Speaking before the audience at an energy conference in Norway, the world's electric vehicle playground, Elon Musk pegged the 2022 release of a self-driving Tesla as one of his two main priorities to get done by year's end. "The two technologies I am focused on, trying to ideally get done before the end of the year, are getting our Starship into orbit ... and then having Tesla cars to be able to do self-driving," said Musk.
This could mean that the latest Full Self-Driving Beta 10.69.2 update that will be released on September 5 is considered a big step towards officializing Tesla cars as true Level 3 autonomous driving vehicles in all situations, at least in the US. For legal reasons, the software is now considered Level 2, has the Beta tag on, and its users are considered testers. Elon warned that getting a wider release of the FSD software in Europe will be contingent "on regulatory approval" still.
It's not clear whether by wider self-driving release Musk means a true official L3 autonomy from point A to point B without any driver input, as some people use FSD now, or just that the software will be made available to any compatible Tesla in the US by year's end with changes in the safety score limitation, or some combination of those.
After all, Tesla recently bumped the FSD Beta pricing by 25% to US$15,000 so a wider release might mean a good chunk of change going its way. Musk has been promising the launch of a true self-driving Tesla for a while, though, almost every year since the software's inception, so we'd have to wait and see if his claim before the Norwegian event's participants materializes in the next few months.
Since he was speaking before an energy forum, Elon Musk was asked how should mankind proceed with the development of its renewable sources given the current gas crisis and he reiterated his opinion that we should keep fossil fuels in the interim.

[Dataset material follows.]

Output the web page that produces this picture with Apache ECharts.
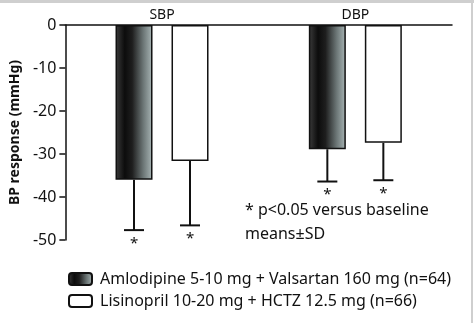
<!DOCTYPE html>
<html><head><meta charset="utf-8">
<script src="https://cdn.jsdelivr.net/npm/echarts@6/dist/echarts.min.js"></script>
<style>html,body{margin:0;padding:0;background:#fff}#c{width:474px;height:323px}</style>
</head><body><div id="c"></div>
<script>
const categories = ['SBP', 'DBP'];
const seriesNames = ['Amlodipine 5-10 mg + Valsartan 160 mg (n=64)', 'Lisinopril 10-20 mg + HCTZ 12.5 mg (n=66)'];
const amlodipineMean = [-36.0, -28.9];
const amlodipineSD = [11.7, 7.5];
const lisinoprilMean = [-31.6, -27.4];
const lisinoprilSD = [15.0, 8.7];
const yTicks = [0, -10, -20, -30, -40, -50];
const footnotes = ['* p<0.05 versus baseline', 'means\u00b1SD'];

const FONT = 'Noto Sans';
const BAR_W = 37, BAR_GAP = 19;
const grad = {type:'linear', x:0, y:0, x2:1, y2:0, colorStops:[
  {offset:0, color:'#3c3c3c'}, {offset:0.25, color:'#0c0c0c'}, {offset:0.45, color:'#1e1e1e'},
  {offset:0.75, color:'#6c7676'}, {offset:1, color:'#a9b6b6'}]};

function errSeries(means, sds, sIdx) {
  const off = (sIdx === 0 ? -1 : 1) * (BAR_W + BAR_GAP) / 2;
  return {
    type:'custom', silent:true, z:1,
    data: means.map((m, i) => [i, m, m - sds[i]]),
    renderItem(params, api) {
      const top = api.coord([api.value(0), api.value(1)]);
      const bot = api.coord([api.value(0), api.value(2)]);
      const x = top[0] + off;
      return {type:'group', children:[
        {type:'line', shape:{x1:x, y1:top[1], x2:x, y2:bot[1]}, style:{stroke:'#111', lineWidth:2}},
        {type:'line', shape:{x1:x-10, y1:bot[1], x2:x+10, y2:bot[1]}, style:{stroke:'#111', lineWidth:2}},
        {type:'text', x:x, y:bot[1]+6, style:{text:'*', fontSize:15, fontFamily:FONT, fill:'#111', align:'center', verticalAlign:'top'}}
      ]};
    }
  };
}

const chart = echarts.init(document.getElementById('c'));
chart.setOption({
  animation:false,
  backgroundColor:'#fff',
  grid:{left:64, top:25, right:22, height:215},
  xAxis:{type:'category', data:categories, position:'top',
    axisLine:{lineStyle:{color:'#111', width:1.5}},
    axisTick:{length:7, lineStyle:{color:'#111', width:1.5}, interval:(i)=>i!==0},
    axisLabel:{color:'#111', fontSize:14, fontFamily:FONT, margin:3}},
  yAxis:{type:'value', min:-50, max:0, interval:10,
    name:'BP response (mmHg)', nameLocation:'middle', nameGap:36,
    nameTextStyle:{fontSize:14, fontWeight:'bold', fontFamily:FONT, color:'#111'},
    axisLine:{show:true, lineStyle:{color:'#111', width:1.5}},
    axisTick:{show:true, length:6, lineStyle:{color:'#111', width:1.5}},
    splitLine:{show:false},
    axisLabel:{color:'#111', fontSize:16, fontFamily:FONT, margin:9,
      customValues: yTicks}},
  legend:{orient:'vertical', left:68, top:271, padding:0, itemWidth:23, itemHeight:12, itemGap:6,
    textStyle:{fontSize:16, fontFamily:FONT, color:'#111', padding:[0,0,0,3]},
    data:seriesNames},
  series:[
    {name:seriesNames[0], type:'bar', data:amlodipineMean, barWidth:BAR_W, barGap:(BAR_GAP/BAR_W*100)+'%', z:2,
      itemStyle:{color:grad, borderColor:'#111', borderWidth:1.5}},
    {name:seriesNames[1], type:'bar', data:lisinoprilMean, barWidth:BAR_W, z:2,
      itemStyle:{color:'#fff', borderColor:'#111', borderWidth:1.5}},
    errSeries(amlodipineMean, amlodipineSD, 0),
    errSeries(lisinoprilMean, lisinoprilSD, 1)
  ],
  graphic:[
    {type:'text', left:245, top:202, style:{text:footnotes[0], fontSize:16, fontFamily:FONT, fill:'#111'}},
    {type:'text', left:245, top:226, style:{text:footnotes[1], fontSize:16, fontFamily:FONT, fill:'#111'}},
    {type:'rect', left:0, top:0, shape:{width:474, height:3}, style:{fill:'#cfcfcf'}},
    {type:'rect', left:471, top:0, shape:{width:2, height:323}, style:{fill:'#cfcfcf'}}
  ]
});
</script></body></html>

"Realistically I think we need to use oil and gas in the short term, because otherwise civilisation will crumble," he said while urging Norway to keep drilling for them as a stopgap measure. "One of the biggest challenges the world has ever faced is the transition to sustainable energy and to a sustainable economy. That will take some decades to complete," Musk continued as he is also on record urging Germany to keep its nuclear power plants open.